WRITTEN TASK –
Repeat every line exactly, keeping the pictures out of the copy.

--- start DATA SHOWN ---

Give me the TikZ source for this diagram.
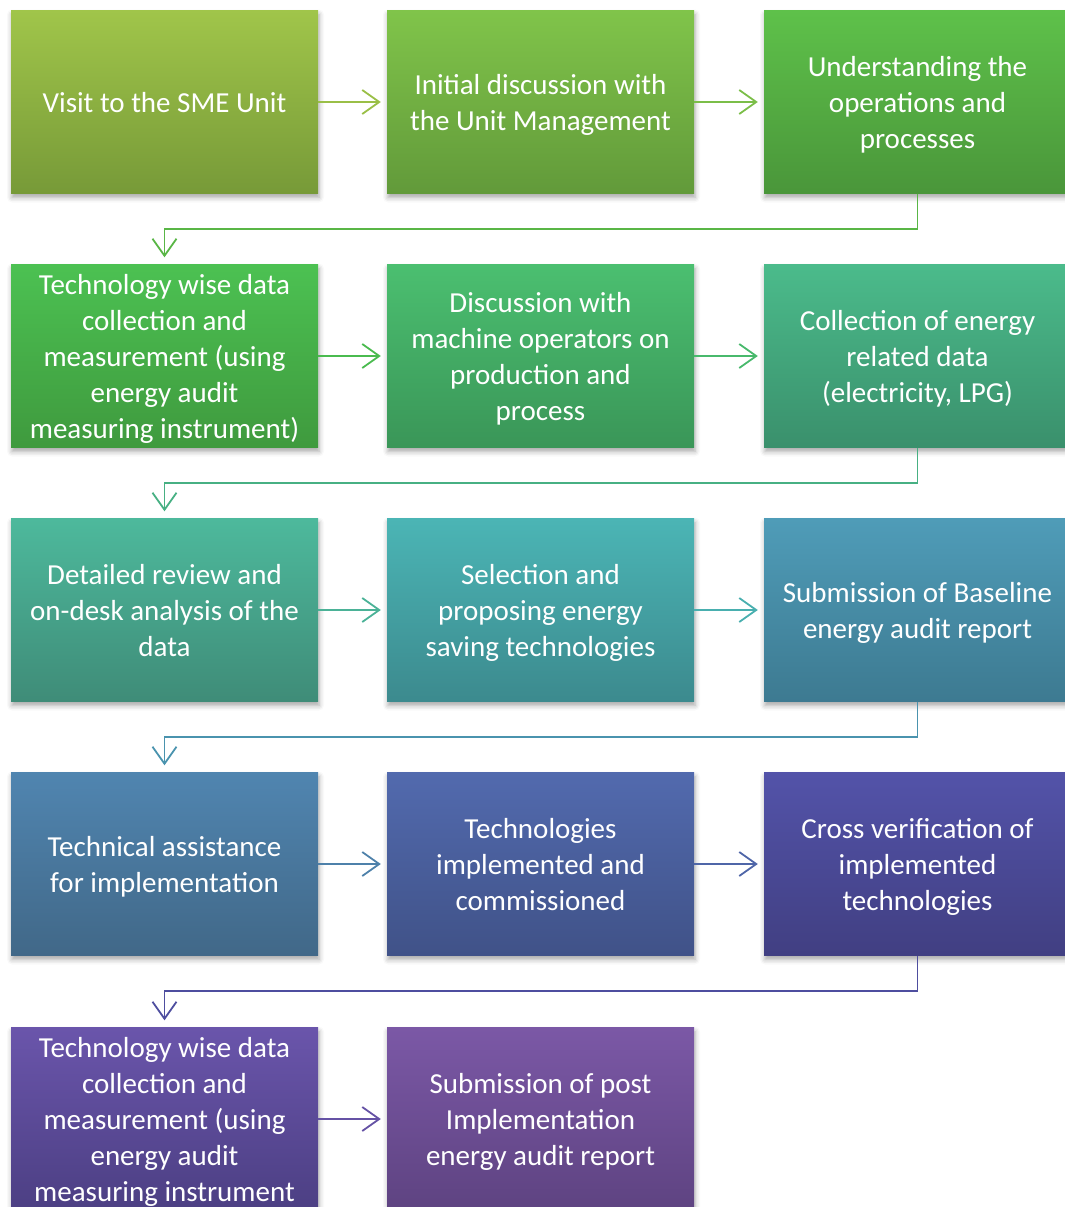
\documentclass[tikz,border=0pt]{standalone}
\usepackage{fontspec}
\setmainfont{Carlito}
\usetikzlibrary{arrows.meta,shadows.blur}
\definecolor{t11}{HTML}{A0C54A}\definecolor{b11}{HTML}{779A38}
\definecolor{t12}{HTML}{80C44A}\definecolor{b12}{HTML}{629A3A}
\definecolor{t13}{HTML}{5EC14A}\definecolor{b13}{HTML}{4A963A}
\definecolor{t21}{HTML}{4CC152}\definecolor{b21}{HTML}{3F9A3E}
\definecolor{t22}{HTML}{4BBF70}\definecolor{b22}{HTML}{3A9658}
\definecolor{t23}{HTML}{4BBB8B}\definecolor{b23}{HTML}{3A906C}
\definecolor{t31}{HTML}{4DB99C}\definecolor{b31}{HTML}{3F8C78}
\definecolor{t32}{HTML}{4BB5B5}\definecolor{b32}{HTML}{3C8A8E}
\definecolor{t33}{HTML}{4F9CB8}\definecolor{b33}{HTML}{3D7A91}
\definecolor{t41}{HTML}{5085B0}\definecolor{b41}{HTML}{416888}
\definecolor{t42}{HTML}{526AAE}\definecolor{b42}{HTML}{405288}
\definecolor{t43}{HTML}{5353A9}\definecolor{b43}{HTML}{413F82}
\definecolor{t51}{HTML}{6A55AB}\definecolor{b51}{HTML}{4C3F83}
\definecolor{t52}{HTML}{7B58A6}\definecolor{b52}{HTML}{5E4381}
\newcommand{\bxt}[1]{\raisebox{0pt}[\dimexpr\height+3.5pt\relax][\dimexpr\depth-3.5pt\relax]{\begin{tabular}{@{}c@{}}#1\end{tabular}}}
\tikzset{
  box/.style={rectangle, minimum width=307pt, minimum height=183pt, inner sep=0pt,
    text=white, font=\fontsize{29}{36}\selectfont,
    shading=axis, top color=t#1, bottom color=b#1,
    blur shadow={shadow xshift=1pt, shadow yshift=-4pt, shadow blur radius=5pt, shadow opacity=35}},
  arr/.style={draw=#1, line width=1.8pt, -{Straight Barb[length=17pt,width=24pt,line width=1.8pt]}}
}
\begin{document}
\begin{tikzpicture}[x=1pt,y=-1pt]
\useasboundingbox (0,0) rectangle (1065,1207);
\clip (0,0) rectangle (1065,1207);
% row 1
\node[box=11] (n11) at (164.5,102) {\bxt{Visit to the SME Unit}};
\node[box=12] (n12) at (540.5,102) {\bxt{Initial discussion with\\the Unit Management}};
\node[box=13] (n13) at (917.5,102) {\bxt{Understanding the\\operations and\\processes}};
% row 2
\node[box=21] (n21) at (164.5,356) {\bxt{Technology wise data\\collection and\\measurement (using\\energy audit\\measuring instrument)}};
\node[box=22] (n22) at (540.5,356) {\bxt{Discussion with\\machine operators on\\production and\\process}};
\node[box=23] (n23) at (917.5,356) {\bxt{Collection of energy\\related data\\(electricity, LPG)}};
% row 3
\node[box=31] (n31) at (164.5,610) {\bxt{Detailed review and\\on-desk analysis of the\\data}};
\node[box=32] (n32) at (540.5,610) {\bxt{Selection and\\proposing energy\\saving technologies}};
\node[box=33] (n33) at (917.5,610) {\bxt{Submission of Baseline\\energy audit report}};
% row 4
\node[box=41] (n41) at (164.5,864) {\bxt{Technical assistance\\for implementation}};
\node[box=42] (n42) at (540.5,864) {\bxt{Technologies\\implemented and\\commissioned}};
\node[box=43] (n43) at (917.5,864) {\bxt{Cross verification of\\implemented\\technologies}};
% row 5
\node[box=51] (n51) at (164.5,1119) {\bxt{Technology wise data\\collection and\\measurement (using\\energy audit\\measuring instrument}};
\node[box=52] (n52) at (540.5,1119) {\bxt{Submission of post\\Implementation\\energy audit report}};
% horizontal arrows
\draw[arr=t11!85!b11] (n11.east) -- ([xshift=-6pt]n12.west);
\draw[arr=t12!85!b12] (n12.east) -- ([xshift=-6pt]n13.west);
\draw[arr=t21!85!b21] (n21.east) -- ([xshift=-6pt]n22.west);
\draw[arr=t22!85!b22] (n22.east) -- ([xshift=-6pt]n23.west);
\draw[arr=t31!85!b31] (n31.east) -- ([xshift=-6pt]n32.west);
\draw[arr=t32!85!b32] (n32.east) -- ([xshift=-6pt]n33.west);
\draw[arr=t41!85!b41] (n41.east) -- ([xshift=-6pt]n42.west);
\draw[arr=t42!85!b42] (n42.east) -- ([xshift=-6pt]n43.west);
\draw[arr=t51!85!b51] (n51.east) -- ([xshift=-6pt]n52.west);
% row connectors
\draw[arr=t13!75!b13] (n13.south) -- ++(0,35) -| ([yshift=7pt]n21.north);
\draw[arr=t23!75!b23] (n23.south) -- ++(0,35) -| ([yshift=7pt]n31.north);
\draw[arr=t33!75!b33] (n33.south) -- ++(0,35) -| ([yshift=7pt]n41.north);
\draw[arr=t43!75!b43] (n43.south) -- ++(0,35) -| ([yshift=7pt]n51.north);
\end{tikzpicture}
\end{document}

--- end DATA SHOWN ---

TASK RESPONSE –
Give me the TikZ source for this diagram.
\documentclass[tikz,border=0pt]{standalone}
\usepackage{fontspec}
\setmainfont{Carlito}
\usetikzlibrary{arrows.meta,shadows.blur}
\definecolor{t11}{HTML}{A0C54A}\definecolor{b11}{HTML}{779A38}
\definecolor{t12}{HTML}{80C44A}\definecolor{b12}{HTML}{629A3A}
\definecolor{t13}{HTML}{5EC14A}\definecolor{b13}{HTML}{4A963A}
\definecolor{t21}{HTML}{4CC152}\definecolor{b21}{HTML}{3F9A3E}
\definecolor{t22}{HTML}{4BBF70}\definecolor{b22}{HTML}{3A9658}
\definecolor{t23}{HTML}{4BBB8B}\definecolor{b23}{HTML}{3A906C}
\definecolor{t31}{HTML}{4DB99C}\definecolor{b31}{HTML}{3F8C78}
\definecolor{t32}{HTML}{4BB5B5}\definecolor{b32}{HTML}{3C8A8E}
\definecolor{t33}{HTML}{4F9CB8}\definecolor{b33}{HTML}{3D7A91}
\definecolor{t41}{HTML}{5085B0}\definecolor{b41}{HTML}{416888}
\definecolor{t42}{HTML}{526AAE}\definecolor{b42}{HTML}{405288}
\definecolor{t43}{HTML}{5353A9}\definecolor{b43}{HTML}{413F82}
\definecolor{t51}{HTML}{6A55AB}\definecolor{b51}{HTML}{4C3F83}
\definecolor{t52}{HTML}{7B58A6}\definecolor{b52}{HTML}{5E4381}
\newcommand{\bxt}[1]{\raisebox{0pt}[\dimexpr\height+3.5pt\relax][\dimexpr\depth-3.5pt\relax]{\begin{tabular}{@{}c@{}}#1\end{tabular}}}
\tikzset{
  box/.style={rectangle, minimum width=307pt, minimum height=183pt, inner sep=0pt,
    text=white, font=\fontsize{29}{36}\selectfont,
    shading=axis, top color=t#1, bottom color=b#1,
    blur shadow={shadow xshift=1pt, shadow yshift=-4pt, shadow blur radius=5pt, shadow opacity=35}},
  arr/.style={draw=#1, line width=1.8pt, -{Straight Barb[length=17pt,width=24pt,line width=1.8pt]}}
}
\begin{document}
\begin{tikzpicture}[x=1pt,y=-1pt]
\useasboundingbox (0,0) rectangle (1065,1207);
\clip (0,0) rectangle (1065,1207);
% row 1
\node[box=11] (n11) at (164.5,102) {\bxt{Visit to the SME Unit}};
\node[box=12] (n12) at (540.5,102) {\bxt{Initial discussion with\\the Unit Management}};
\node[box=13] (n13) at (917.5,102) {\bxt{Understanding the\\operations and\\processes}};
% row 2
\node[box=21] (n21) at (164.5,356) {\bxt{Technology wise data\\collection and\\measurement (using\\energy audit\\measuring instrument)}};
\node[box=22] (n22) at (540.5,356) {\bxt{Discussion with\\machine operators on\\production and\\process}};
\node[box=23] (n23) at (917.5,356) {\bxt{Collection of energy\\related data\\(electricity, LPG)}};
% row 3
\node[box=31] (n31) at (164.5,610) {\bxt{Detailed review and\\on-desk analysis of the\\data}};
\node[box=32] (n32) at (540.5,610) {\bxt{Selection and\\proposing energy\\saving technologies}};
\node[box=33] (n33) at (917.5,610) {\bxt{Submission of Baseline\\energy audit report}};
% row 4
\node[box=41] (n41) at (164.5,864) {\bxt{Technical assistance\\for implementation}};
\node[box=42] (n42) at (540.5,864) {\bxt{Technologies\\implemented and\\commissioned}};
\node[box=43] (n43) at (917.5,864) {\bxt{Cross verification of\\implemented\\technologies}};
% row 5
\node[box=51] (n51) at (164.5,1119) {\bxt{Technology wise data\\collection and\\measurement (using\\energy audit\\measuring instrument}};
\node[box=52] (n52) at (540.5,1119) {\bxt{Submission of post\\Implementation\\energy audit report}};
% horizontal arrows
\draw[arr=t11!85!b11] (n11.east) -- ([xshift=-6pt]n12.west);
\draw[arr=t12!85!b12] (n12.east) -- ([xshift=-6pt]n13.west);
\draw[arr=t21!85!b21] (n21.east) -- ([xshift=-6pt]n22.west);
\draw[arr=t22!85!b22] (n22.east) -- ([xshift=-6pt]n23.west);
\draw[arr=t31!85!b31] (n31.east) -- ([xshift=-6pt]n32.west);
\draw[arr=t32!85!b32] (n32.east) -- ([xshift=-6pt]n33.west);
\draw[arr=t41!85!b41] (n41.east) -- ([xshift=-6pt]n42.west);
\draw[arr=t42!85!b42] (n42.east) -- ([xshift=-6pt]n43.west);
\draw[arr=t51!85!b51] (n51.east) -- ([xshift=-6pt]n52.west);
% row connectors
\draw[arr=t13!75!b13] (n13.south) -- ++(0,35) -| ([yshift=7pt]n21.north);
\draw[arr=t23!75!b23] (n23.south) -- ++(0,35) -| ([yshift=7pt]n31.north);
\draw[arr=t33!75!b33] (n33.south) -- ++(0,35) -| ([yshift=7pt]n41.north);
\draw[arr=t43!75!b43] (n43.south) -- ++(0,35) -| ([yshift=7pt]n51.north);
\end{tikzpicture}
\end{document}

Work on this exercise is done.